Black Christian hip-hop artist Lecrae made a political and historically accurate statement on the Fourth of July when he tweeted an image of enslaved Africans in a cotton field, stating his ancestors were in that position in 1776. The tweet set off a firestorm on Twitter, with many of the star’s white fans accusing him of making the holiday a “race issue.”

The staunchest criticism came from a user named Steve, who told the 36-year-old he was “done supporting” him since he promotes “guilt instead of love.”

Lecrae did not ignore the response and called out the fan for a racist retweet he made that same day.

The heat continued to come for the star’s political post.

Jamison Williams thought it simply caused trouble.

Joshua Gellock called the tweet “divisive” and announced he would unfollow the Grammy winner.

Yet there were fans that had Lecrae’s support.

@jennykillem clarified the rapper’s tweets for those who were uncertain.

The education continued with user Dynast Amir educating another by the name of Davis Absolute on why the tweet was necessary. Davis had dismissed Lecrae’s declaration because “July 4th is about independence from England, not slavery.”

Kathy Khang questioned why so many fans were disturbed by the artist’s views.

Melissa Baker thanked the singer for his historical reminder of the day’s realities, which Lecrae appreciated.

Etan Thomas tweeted his respect about Lecrae’s post, but pointed out the discontent among fans who “hate that he is a Conscious Black Man.”

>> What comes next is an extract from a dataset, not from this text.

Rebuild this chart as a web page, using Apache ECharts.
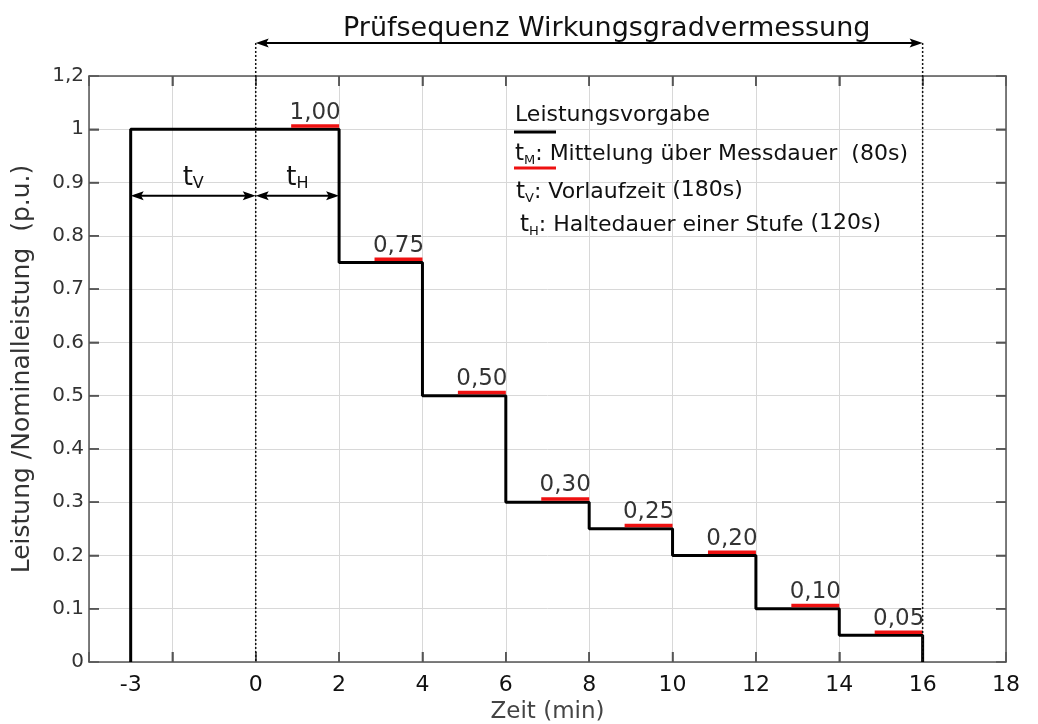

This is not the first time the Houston, Texas native has voiced his opinion about issues concerning the Black community. Lecrae wrote op-eds for Billboard magazine about the Charleston shooting last summer, and the November 2014 Ferguson decision in which a grand jury chose not to charge Darren Wilson, the officer who shot and killed Michael Brown.

“This is not a crusade for division, but it is obvious that there still exists in America a racial divide,” he wrote in the 2014 piece. “It’s apparent by the divide on this issue between blacks and whites all over social media. We can’t naively think that changes in voting rights forty years ago solved the problem of race.”